* [Provided data]
- - - - -

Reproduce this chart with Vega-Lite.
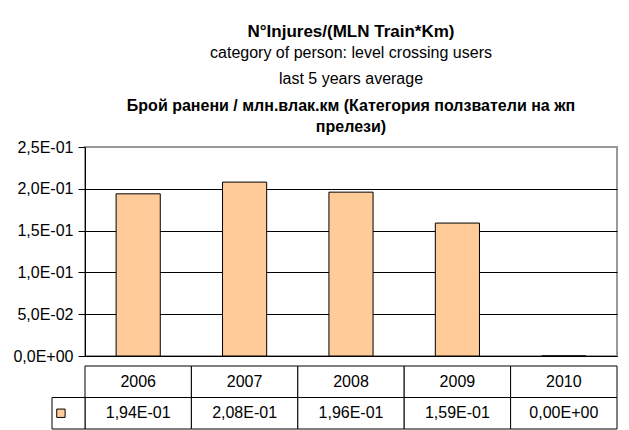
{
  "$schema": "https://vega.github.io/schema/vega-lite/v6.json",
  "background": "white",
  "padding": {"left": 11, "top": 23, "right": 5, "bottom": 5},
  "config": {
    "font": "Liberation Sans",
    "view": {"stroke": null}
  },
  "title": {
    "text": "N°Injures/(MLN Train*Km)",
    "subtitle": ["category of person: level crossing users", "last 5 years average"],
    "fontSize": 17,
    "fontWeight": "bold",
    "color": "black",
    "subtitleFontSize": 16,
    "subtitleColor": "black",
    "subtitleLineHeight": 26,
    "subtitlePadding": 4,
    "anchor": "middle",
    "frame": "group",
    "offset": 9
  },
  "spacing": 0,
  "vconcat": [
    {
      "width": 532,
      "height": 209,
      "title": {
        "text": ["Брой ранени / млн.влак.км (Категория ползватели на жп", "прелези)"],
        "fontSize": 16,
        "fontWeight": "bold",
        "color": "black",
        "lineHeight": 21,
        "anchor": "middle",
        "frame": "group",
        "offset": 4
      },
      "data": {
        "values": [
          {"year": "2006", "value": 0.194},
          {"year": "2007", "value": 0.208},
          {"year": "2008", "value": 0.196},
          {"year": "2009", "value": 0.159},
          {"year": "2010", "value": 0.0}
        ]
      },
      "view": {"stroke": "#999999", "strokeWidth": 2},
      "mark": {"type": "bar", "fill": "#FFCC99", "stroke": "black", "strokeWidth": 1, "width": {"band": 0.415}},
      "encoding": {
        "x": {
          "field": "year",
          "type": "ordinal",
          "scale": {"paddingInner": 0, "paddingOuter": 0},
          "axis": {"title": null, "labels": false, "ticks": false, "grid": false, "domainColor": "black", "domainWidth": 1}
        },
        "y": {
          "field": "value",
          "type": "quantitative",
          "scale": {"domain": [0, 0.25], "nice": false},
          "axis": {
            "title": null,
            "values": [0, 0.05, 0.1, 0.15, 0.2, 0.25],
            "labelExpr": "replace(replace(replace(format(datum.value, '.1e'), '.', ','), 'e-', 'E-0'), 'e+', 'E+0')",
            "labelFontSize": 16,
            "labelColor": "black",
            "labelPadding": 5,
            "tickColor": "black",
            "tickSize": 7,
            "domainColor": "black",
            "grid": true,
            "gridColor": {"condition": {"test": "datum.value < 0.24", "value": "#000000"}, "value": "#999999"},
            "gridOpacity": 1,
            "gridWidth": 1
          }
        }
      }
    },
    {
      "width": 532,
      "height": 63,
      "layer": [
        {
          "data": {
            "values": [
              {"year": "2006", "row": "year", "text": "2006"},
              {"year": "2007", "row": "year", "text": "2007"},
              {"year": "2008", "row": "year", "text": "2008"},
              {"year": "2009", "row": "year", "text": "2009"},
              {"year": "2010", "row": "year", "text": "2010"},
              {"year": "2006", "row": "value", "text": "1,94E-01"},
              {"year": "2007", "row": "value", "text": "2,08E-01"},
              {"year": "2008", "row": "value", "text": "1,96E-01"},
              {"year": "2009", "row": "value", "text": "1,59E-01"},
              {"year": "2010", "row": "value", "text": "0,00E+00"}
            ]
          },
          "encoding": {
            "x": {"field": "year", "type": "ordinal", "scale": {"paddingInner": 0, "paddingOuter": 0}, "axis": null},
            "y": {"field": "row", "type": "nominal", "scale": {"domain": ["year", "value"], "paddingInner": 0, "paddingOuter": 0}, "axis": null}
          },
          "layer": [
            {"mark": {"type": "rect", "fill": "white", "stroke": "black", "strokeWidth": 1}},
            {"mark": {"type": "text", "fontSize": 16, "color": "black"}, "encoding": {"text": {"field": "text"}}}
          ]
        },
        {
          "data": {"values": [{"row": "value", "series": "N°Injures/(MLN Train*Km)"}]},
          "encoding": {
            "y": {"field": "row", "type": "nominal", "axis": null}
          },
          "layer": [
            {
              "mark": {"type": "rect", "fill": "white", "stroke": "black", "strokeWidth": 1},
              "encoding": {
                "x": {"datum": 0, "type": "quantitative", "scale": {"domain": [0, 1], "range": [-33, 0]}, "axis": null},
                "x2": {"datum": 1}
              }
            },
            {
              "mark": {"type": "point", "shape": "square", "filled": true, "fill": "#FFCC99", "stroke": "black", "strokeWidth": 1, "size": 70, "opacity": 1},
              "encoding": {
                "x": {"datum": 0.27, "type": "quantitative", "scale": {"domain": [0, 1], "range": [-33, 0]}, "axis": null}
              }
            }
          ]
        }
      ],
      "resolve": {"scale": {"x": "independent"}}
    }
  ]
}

- - - - -

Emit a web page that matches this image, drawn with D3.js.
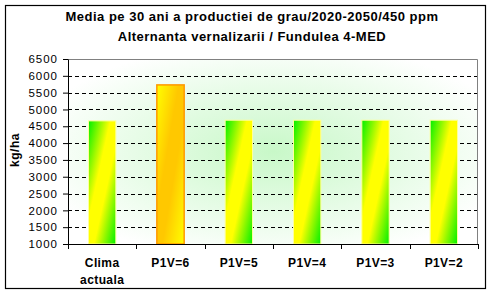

- - - - -

Collect from the data above every line that includes "this".

Reproduce this chart with Vega-Lite.
Emit a web page that matches this image, drawn with D3.js.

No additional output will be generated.